▶ MATERIAL FOR THE TASK
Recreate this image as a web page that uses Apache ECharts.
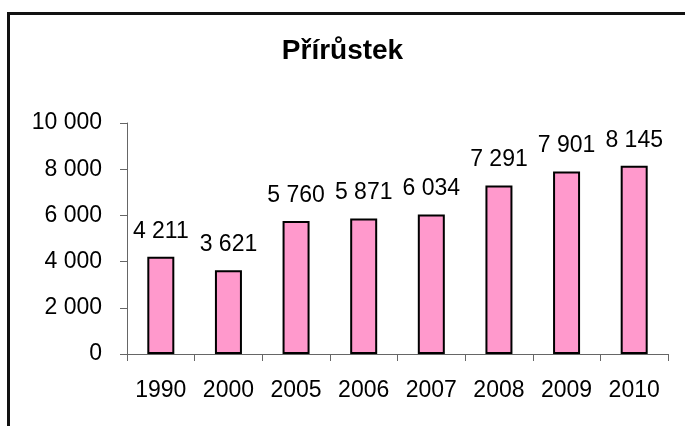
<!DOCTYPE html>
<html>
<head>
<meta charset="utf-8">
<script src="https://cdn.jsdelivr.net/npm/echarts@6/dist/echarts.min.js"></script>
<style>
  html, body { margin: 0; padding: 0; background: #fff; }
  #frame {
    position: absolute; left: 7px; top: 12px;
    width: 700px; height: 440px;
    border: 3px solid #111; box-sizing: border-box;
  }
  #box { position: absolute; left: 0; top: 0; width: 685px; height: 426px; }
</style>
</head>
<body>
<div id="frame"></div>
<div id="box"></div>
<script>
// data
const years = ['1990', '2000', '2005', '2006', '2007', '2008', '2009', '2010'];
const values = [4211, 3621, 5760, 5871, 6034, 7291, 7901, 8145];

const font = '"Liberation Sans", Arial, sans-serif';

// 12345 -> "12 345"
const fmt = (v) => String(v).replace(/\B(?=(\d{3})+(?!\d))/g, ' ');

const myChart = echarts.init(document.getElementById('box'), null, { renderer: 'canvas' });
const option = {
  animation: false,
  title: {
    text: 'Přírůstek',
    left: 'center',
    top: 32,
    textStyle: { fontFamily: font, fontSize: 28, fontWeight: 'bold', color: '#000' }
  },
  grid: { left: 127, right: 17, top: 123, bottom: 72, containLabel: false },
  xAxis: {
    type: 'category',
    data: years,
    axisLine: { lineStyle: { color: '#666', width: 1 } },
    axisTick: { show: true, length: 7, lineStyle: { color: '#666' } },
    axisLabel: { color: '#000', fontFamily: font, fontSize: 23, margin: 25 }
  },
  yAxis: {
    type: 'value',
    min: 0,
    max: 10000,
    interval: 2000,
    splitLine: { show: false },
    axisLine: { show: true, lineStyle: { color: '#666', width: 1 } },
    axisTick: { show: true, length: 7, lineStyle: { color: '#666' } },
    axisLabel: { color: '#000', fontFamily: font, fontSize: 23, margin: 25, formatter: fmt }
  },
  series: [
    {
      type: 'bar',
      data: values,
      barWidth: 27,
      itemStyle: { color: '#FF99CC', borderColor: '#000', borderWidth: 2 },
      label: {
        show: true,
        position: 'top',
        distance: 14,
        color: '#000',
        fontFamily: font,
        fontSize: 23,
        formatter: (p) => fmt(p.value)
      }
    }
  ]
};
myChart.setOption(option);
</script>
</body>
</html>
---
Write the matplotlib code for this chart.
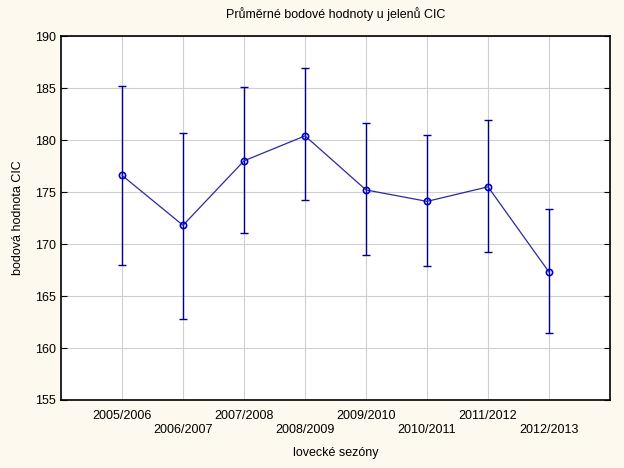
==
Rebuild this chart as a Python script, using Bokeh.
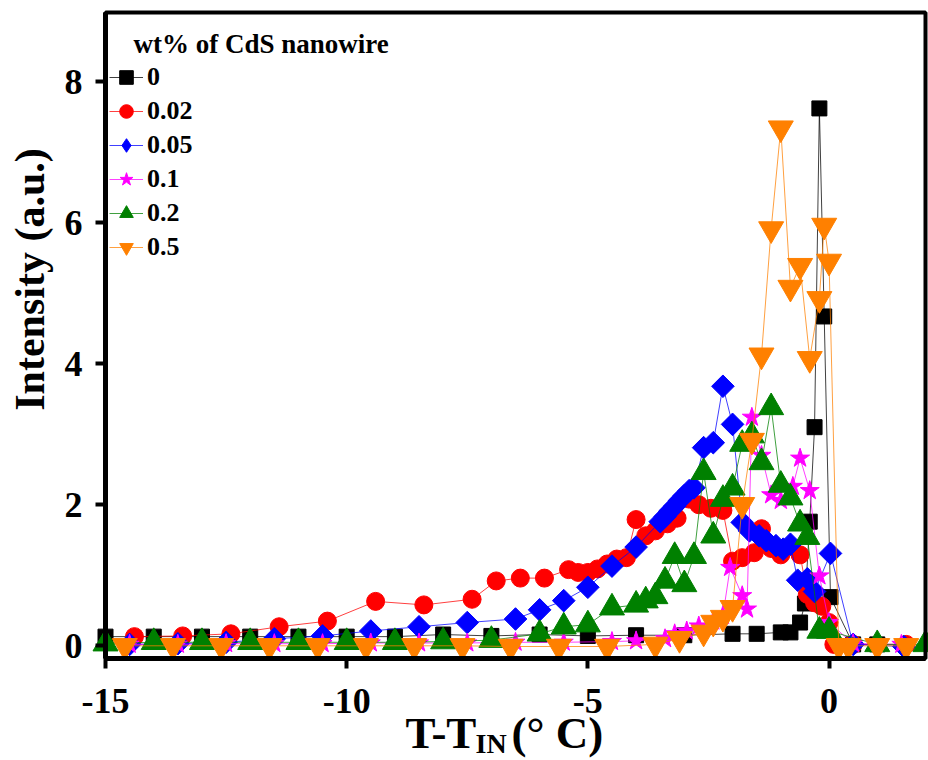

▶ WHAT TO PRODUCE
Each line holding the word "this" counts once; report the total and nothing else.

▶ EXERCISE ANSWER
3